Felicia Henson, or “Chef Fee” as she’s known in the culinary world, didn’t overthink things when she transitioned from sous chef to bakery owner. After testing the idea out from her home kitchen, she rented a commercial kitchen and opened her bakery, Sweet Hazel & Co. This leap of faith compelled her to ignore thoughts of “what if this doesn’t work?” and is one thing she credits with her success. But she’s quick to give accolades for the support she gets from the community.
“When I transitioned to a vegan lifestyle, I discovered working in a kitchen preparing meat and dairy products no longer aligned with my values,” said Chef Fee. “Around that time, I started making vegan sweets and testing recipes.” The demand for her goodies grew organically, especially for her vegan candy bars, which she ships around the country. What started as a way for her to expand the repertoire of delicious treats available for the vegan community turned into opening a bakery and later a vegan bistro.
She is adamant that being part of a community is good for a person, whether a cat group, a car club, or something else that speaks to you. “I don’t think I would be where I am today without the support of our vegan community and the community of the LGBTQIA,” she adds.
With the support she receives, she does her best to give back too. The bakery and bistro provide jobs for 10 employees, and Henson allows other local small businesses to sell products in her shop. Since fostering animals is a cause near and dear to her (the bakery is named after her cat, who passed away, and she and her wife constantly foster cats), her tables have information about local shelters and animals who need to be adopted.

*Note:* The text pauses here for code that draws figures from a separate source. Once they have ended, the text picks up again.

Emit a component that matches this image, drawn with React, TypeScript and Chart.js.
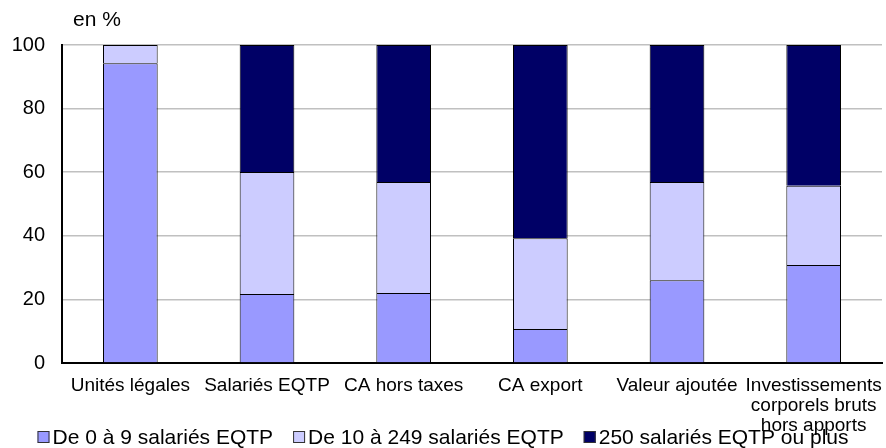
import React, { useEffect, useRef } from "react";
import { Chart, registerables } from "chart.js";

Chart.register(...registerables);

const categories: (string | string[])[] = [
  "Unités légales",
  "Salariés EQTP",
  "CA hors taxes",
  "CA export",
  "Valeur ajoutée",
  ["Investissements", "corporels bruts", "hors apports"],
];
const seriesNames = [
  "De 0 à 9 salariés EQTP",
  "De 10 à 249 salariés EQTP",
  "250 salariés EQTP ou plus",
];
const seriesColors = ["#9999FF", "#CCCCFF", "#000066"];
const small = [94.3, 21.7, 22.0, 10.7, 26.0, 30.8];
const medium = [5.7, 38.4, 34.9, 28.5, 30.9, 24.9];
const large = [0, 39.9, 43.1, 60.8, 43.1, 44.3];
const yTicks = [0, 20, 40, 60, 80, 100];
const unitLabel = "en %";

const FONT = "'Liberation Sans', Arial, sans-serif";

export default function App() {
  const ref = useRef<HTMLCanvasElement | null>(null);
  useEffect(() => {
    document.body.style.margin = "0";
    if (!ref.current) return;
    const extrasPlugin = {
      id: "extras",
      afterDraw(chart: any) {
        const { ctx, chartArea, width } = chart;
        ctx.save();
        // unit label
        ctx.font = `21px ${FONT}`;
        ctx.fillStyle = "#000";
        ctx.textBaseline = "middle";
        ctx.textAlign = "left";
        ctx.fillText(unitLabel, chartArea.left + 11, chartArea.top - 25);
        // legend
        ctx.font = `21px ${FONT}`;
        const box = 12;
        const gap = 3;
        const itemGap = 20;
        const widths = chart.data.datasets.map(
          (d: any) => box + gap + ctx.measureText(d.label).width
        );
        const total =
          widths.reduce((a: number, b: number) => a + b, 0) +
          itemGap * (widths.length - 1);
        let x = (width - total) / 2;
        const y = chart.height - 11;
        chart.data.datasets.forEach((d: any, i: number) => {
          ctx.fillStyle = d.backgroundColor;
          ctx.fillRect(x, y - box / 2, box, box);
          ctx.strokeStyle = "#333";
          ctx.lineWidth = 1;
          ctx.strokeRect(x + 0.5, y - box / 2 + 0.5, box - 1, box - 1);
          ctx.fillStyle = "#000";
          ctx.fillText(d.label, x + box + gap, y + 1);
          x += widths[i] + itemGap;
        });
        ctx.restore();
      },
    };
    const chart = new Chart(ref.current, {
      type: "bar",
      data: {
        labels: categories as any,
        datasets: [small, medium, large].map((data, i) => ({
          label: seriesNames[i],
          data,
          backgroundColor: seriesColors[i],
          borderColor: "#000000",
          borderWidth: 1,
          barPercentage: 0.4,
          categoryPercentage: 1,
        })),
      },
      options: {
        animation: false,
        responsive: true,
        maintainAspectRatio: false,
        layout: { padding: { top: 45, right: 4, left: 0, bottom: 0 } },
        plugins: {
          tooltip: { enabled: false },
          legend: { display: false },
        },
        scales: {
          x: {
            stacked: true,
            afterFit: (s: any) => {
              s.height = 85;
              s.paddingRight = 0;
              s.paddingLeft = 0;
            },
            grid: { display: false },
            border: { display: true, color: "#000", width: 2 },
            ticks: {
              font: { family: FONT, size: 19, lineHeight: 1.05 },
              color: "#000",
              padding: 5,
              maxRotation: 0,
              autoSkip: false,
            },
          },
          y: {
            stacked: true,
            min: 0,
            max: 100,
            afterFit: (s: any) => {
              s.width = 62;
            },
            afterBuildTicks: (s: any) => {
              s.ticks = yTicks.map((v) => ({ value: v }));
            },
            grid: { color: "#C0C0C0", lineWidth: 1.5, drawTicks: false },
            border: { display: true, color: "#000", width: 2 },
            ticks: {
              font: { family: FONT, size: 20 },
              color: "#000",
              padding: 17,
            },
          },
        },
      },
      plugins: [extrasPlugin],
    });
    return () => chart.destroy();
  }, []);
  return (
    <div style={{ width: 886, height: 448, position: "relative" }}>
      <canvas ref={ref} />
    </div>
  );
}
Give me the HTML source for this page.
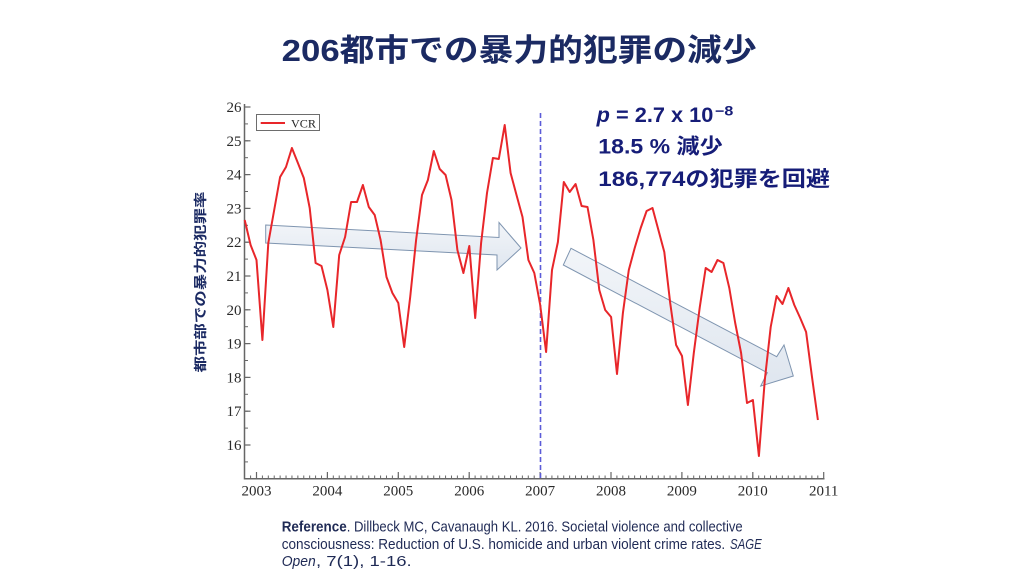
<!DOCTYPE html>
<html>
<head>
<meta charset="utf-8">
<style>
  html, body { margin:0; padding:0; background:#ffffff; }
  body { width:1024px; height:576px; overflow:hidden; }
  svg { display:block; }
</style>
</head>
<body>
<svg width="1024" height="576" viewBox="0 0 1024 576" xmlns="http://www.w3.org/2000/svg">
  <defs>
    <pattern id="xminor" patternUnits="userSpaceOnUse" x="256" y="0" width="5.9083" height="10">
      <rect x="0" y="0" width="1" height="10" fill="#666"/>
    </pattern>
    <pattern id="yminor" patternUnits="userSpaceOnUse" x="0" y="106.5" width="10" height="16.9">
      <rect x="0" y="0" width="10" height="1" fill="#666"/>
    </pattern>
    <linearGradient id="arrowfill" x1="0" y1="0" x2="0" y2="1">
      <stop offset="0" stop-color="#f2f5f9"/>
      <stop offset="1" stop-color="#dfe6ef"/>
    </linearGradient>
  </defs>

  <!-- Title -->
  <text x="281.7" y="61" textLength="475" lengthAdjust="spacingAndGlyphs"
        font-family="'Liberation Sans','Noto Sans CJK JP',sans-serif" font-weight="700"
        font-size="31" fill="#1b2a63">206都市での暴力的犯罪の減少</text>

  <!-- Y axis label -->
  <text transform="translate(205,282) rotate(-90)" text-anchor="middle" textLength="181" lengthAdjust="spacingAndGlyphs"
        font-family="'Liberation Sans','Noto Sans CJK JP',sans-serif" font-weight="700"
        font-size="13" fill="#1b2a63">都市部での暴力的犯罪率</text>

  <!-- Arrows -->
  <polygon points="265.7,225 499,237.5 499,222.5 521,248 497,270 497,255 265.7,243"
           fill="url(#arrowfill)" stroke="#7f95b0" stroke-width="1"/>
  <polygon points="571,248.3 776.7,356.7 784,345 793.3,376 760.7,386 767.3,372.7 563.3,265"
           fill="url(#arrowfill)" stroke="#7f95b0" stroke-width="1"/>

  <!-- Axes -->
  <line x1="244.5" y1="104" x2="244.5" y2="479.5" stroke="#666" stroke-width="1.5"/>
  <line x1="244" y1="478.8" x2="824.5" y2="478.8" stroke="#666" stroke-width="1.5"/>
  <!-- minor ticks -->
  <rect x="249" y="475.5" width="573" height="3.3" fill="url(#xminor)"/>
  <rect x="244.5" y="105" width="3.5" height="374" fill="url(#yminor)"/>
  <!-- major ticks -->
  <g stroke="#666" stroke-width="1.2">
    <line x1="256.5" y1="478" x2="256.5" y2="472"/>
    <line x1="327.4" y1="478" x2="327.4" y2="472"/>
    <line x1="398.3" y1="478" x2="398.3" y2="472"/>
    <line x1="469.2" y1="478" x2="469.2" y2="472"/>
    <line x1="540.1" y1="478" x2="540.1" y2="472"/>
    <line x1="611" y1="478" x2="611" y2="472"/>
    <line x1="681.9" y1="478" x2="681.9" y2="472"/>
    <line x1="752.8" y1="478" x2="752.8" y2="472"/>
    <line x1="823.7" y1="478" x2="823.7" y2="472"/>
    <line x1="244.5" y1="107" x2="250.5" y2="107"/>
    <line x1="244.5" y1="140.8" x2="250.5" y2="140.8"/>
    <line x1="244.5" y1="174.6" x2="250.5" y2="174.6"/>
    <line x1="244.5" y1="208.4" x2="250.5" y2="208.4"/>
    <line x1="244.5" y1="242.2" x2="250.5" y2="242.2"/>
    <line x1="244.5" y1="276" x2="250.5" y2="276"/>
    <line x1="244.5" y1="309.8" x2="250.5" y2="309.8"/>
    <line x1="244.5" y1="343.6" x2="250.5" y2="343.6"/>
    <line x1="244.5" y1="377.4" x2="250.5" y2="377.4"/>
    <line x1="244.5" y1="411.2" x2="250.5" y2="411.2"/>
    <line x1="244.5" y1="445" x2="250.5" y2="445"/>
  </g>

  <!-- Y tick labels -->
  <g font-family="'Liberation Serif',serif" font-size="15" fill="#2a2a2a" text-anchor="end">
    <text x="241.5" y="112">26</text>
    <text x="241.5" y="145.8">25</text>
    <text x="241.5" y="179.6">24</text>
    <text x="241.5" y="213.4">23</text>
    <text x="241.5" y="247.2">22</text>
    <text x="241.5" y="281">21</text>
    <text x="241.5" y="314.8">20</text>
    <text x="241.5" y="348.6">19</text>
    <text x="241.5" y="382.4">18</text>
    <text x="241.5" y="416.2">17</text>
    <text x="241.5" y="450">16</text>
  </g>
  <!-- X tick labels -->
  <g font-family="'Liberation Serif',serif" font-size="15" fill="#2a2a2a" text-anchor="middle">
    <text x="256.5" y="495.5">2003</text>
    <text x="327.4" y="495.5">2004</text>
    <text x="398.3" y="495.5">2005</text>
    <text x="469.2" y="495.5">2006</text>
    <text x="540.1" y="495.5">2007</text>
    <text x="611" y="495.5">2008</text>
    <text x="681.9" y="495.5">2009</text>
    <text x="752.8" y="495.5">2010</text>
    <text x="823.7" y="495.5">2011</text>
  </g>

  <!-- Dashed vertical line -->
  <line x1="540.5" y1="113" x2="540.5" y2="478" stroke="#5c5cd8" stroke-width="1.6" stroke-dasharray="5,3"/>

  <!-- VCR series -->
  <polyline fill="none" stroke="#e8262a" stroke-width="2" stroke-linejoin="round"
    points="244.7,220 250.6,245 256.5,260 262.4,340 268.3,243 274.2,210 280.1,177 286.0,167 291.9,148 297.9,163 303.8,178 309.7,208 315.6,263 321.5,266 327.4,290 333.3,327 339.2,255 345.1,237 351.1,202 357.0,202 362.9,185 368.8,207 374.7,215 380.6,240 386.5,277 392.4,293 398.3,303 404.2,347 410.2,297 416.1,240 422.0,195 427.9,180 433.8,151 439.7,169 445.6,175 451.5,200 457.4,250 463.4,273 469.3,246 475.2,318 481.1,243 487.0,193 492.9,158 498.8,159 504.7,125 510.6,173 516.5,195 522.5,217 528.4,260 534.3,273 540.2,305 546.1,352 552.0,270 557.9,242 563.8,182 569.7,192 575.6,184 581.6,206 587.5,207 593.4,240 599.3,290 605.2,310 611.1,317 617.0,374 622.9,313 628.8,270 634.7,248 640.7,228 646.6,211 652.5,208 658.4,230 664.3,252 670.2,303 676.1,345 682.0,356 687.9,405 693.8,353 699.8,307 705.7,268 711.6,272 717.5,260 723.4,263 729.3,288 735.2,323 741.1,353 747.0,403 752.9,400 758.9,456 764.8,380 770.7,327 776.6,296 782.5,304 788.4,288 794.3,305 800.2,318 806.1,332 812.0,377 817.9,420"/>

  <!-- Legend -->
  <rect x="256.5" y="114.5" width="63" height="16" fill="#ffffff" stroke="#6d6d6d" stroke-width="1"/>
  <line x1="260.7" y1="123" x2="285" y2="123" stroke="#e8262a" stroke-width="2"/>
  <text x="291" y="127.5" textLength="25" lengthAdjust="spacingAndGlyphs"
        font-family="'Liberation Serif',serif" font-size="11.5" fill="#222">VCR</text>

  <!-- Annotation -->
  <g font-family="'Liberation Sans','Noto Sans CJK JP',sans-serif" font-weight="700" fill="#161d78">
    <text x="596.7" y="122" font-size="21" textLength="116.6" lengthAdjust="spacingAndGlyphs"><tspan font-style="italic">p</tspan> = 2.7 x 10</text>
    <text x="715" y="115.5" font-size="13.5" font-family="'Liberation Sans',sans-serif" textLength="18.3" lengthAdjust="spacingAndGlyphs">−8</text>
    <text x="598.3" y="153.5" font-size="21" textLength="124.4" lengthAdjust="spacingAndGlyphs">18.5 % 減少</text>
    <text x="598.3" y="186" font-size="21" textLength="231.7" lengthAdjust="spacingAndGlyphs">186,774の犯罪を回避</text>
  </g>

  <!-- Reference -->
  <g font-family="'Liberation Sans',sans-serif" font-size="14.5" fill="#1f2a55">
    <text x="281.7" y="531.7" font-weight="700" textLength="65" lengthAdjust="spacingAndGlyphs">Reference</text>
    <text x="346.7" y="531.7" textLength="396" lengthAdjust="spacingAndGlyphs">. Dillbeck MC, Cavanaugh KL. 2016. Societal violence and collective</text>
    <text x="281.7" y="549" textLength="443.5" lengthAdjust="spacingAndGlyphs">consciousness: Reduction of U.S. homicide and urban violent crime rates.</text>
    <text x="730" y="549" font-style="italic" textLength="31.7" lengthAdjust="spacingAndGlyphs">SAGE</text>
    <text x="281.7" y="566" font-style="italic" textLength="34" lengthAdjust="spacingAndGlyphs">Open</text>
    <text x="316" y="566" textLength="95.7" lengthAdjust="spacingAndGlyphs">, 7(1), 1-16.</text>
  </g>
</svg>
</body>
</html>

While Chef Fee is a successful businesswoman, she doesn’t mince words about the struggles of starting, owning, and running a business. “Starting the bakery was easy, but the bistro was challenging,” she notes. “There’s the issue of work/life balance, which I admit I have yet to master.” Yet despite the hurdles, she’s quick to add that her motivation comes from helping others. “My reward is seeing the joy my food brings people and knowing I am helping the human and animal communities.”
She believes Utahns should support local businesses, whether men or women run them. Any effort to shop locally builds and strengthens the community. Chef Fee believes that true success is being able to help other people.